Re’fet, Âyet-i Celilesindeki kelimesinin ma’nasını merak edip sorması münâsebetiyle ve hapiste sabah namazından sonra sâirler gibi yatmasından gelen rehavet dolayısıyla, elmas gibi kalemini atâlete uğratmamak için yazılmıştır. Uyku üç nevidir:
Birincisi: Gaylûledir ki, fecirden sonra tâ vakt-i kerahet bitinceye kadardır. Bu uyku, rızkın noksaniyetine ve bereketsizliğine Hadîsce sebebiyet verdiği için, hilâf-ı sünnettir. Çünkü; rızık için sa’yetmenin mukaddematını ihzar etmenin en münâsib zamanı, serinlik vaktidir. Bu vakit geçtikten sonra bir rehavet ârız olur. O günkü sa’ye ve dolayısıyla da rızka zarar verdiği gibi, bereketsizliğe de sebebiyet verdiği, çok tecrübelerle sabit olmuştur.
İkincisi: Feylûledir ki, ikindi namazından sonra mağribe kadardır. Bu uyku ömrün noksaniyetine, yâni uykudan gelen sersemlik cihetiyle o günkü ömrü nevm-âlûd, yarı uyku, kısacık bir şekil aldığından maddî bir noksaniyet gösterdiği gibi, ma’nevî cihetiyle de o gün hayatının maddî ve ma’nevî neticesi ekseriya ikindiden sonra tezahür ettiğinden, o vakti uyku ile geçirmek, o neticeyi görmemek hükmüne geçtiğinden, güya o günü yaşamamış gibi oluyor.
Üçüncüsü: Kaylûledir ki, bu uyku sünnet-i seniyedir.
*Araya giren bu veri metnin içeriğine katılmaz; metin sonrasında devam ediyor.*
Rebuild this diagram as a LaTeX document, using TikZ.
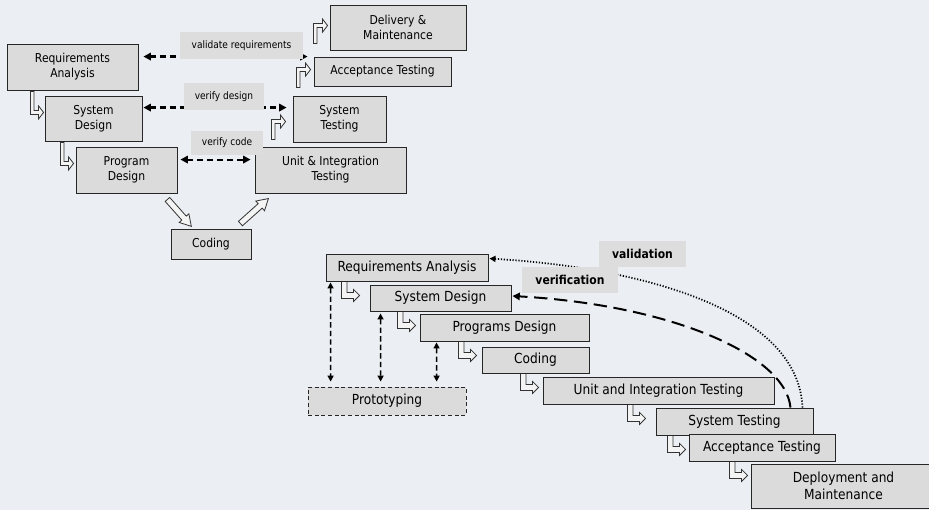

Duha vaktinden, öğleden biraz sonraya kadardır. Bu uyku, gece kıyamına sebebiyet verdiği için sünnet olmakla beraber, Ceziretü’l-Arab’ta vaktü’z-zuhr denilen şiddet-i hararet zamanında bir ta’til-i eşgal, âdet-i kavmiye ve muhitiye olduğundan, o sünnet-i seniyyeyi daha ziyâde kuvvetlendirmiştir. Bu uyku, hem ömrü, hem rızkı tezyide medârdır. Çünkü: Yarım saat kaylûle, iki saat gece uykusuna muadil gelir. Demek, ömrüne hergün bir buçuk saat ilâve ediyor. Rızık için çalışmak müddetine, yine bir buçuk saati ölümün kardeşi olan uykunun elinden kurtarıp yaşatıyor ve çalışmak zamanına ilâve ediyor.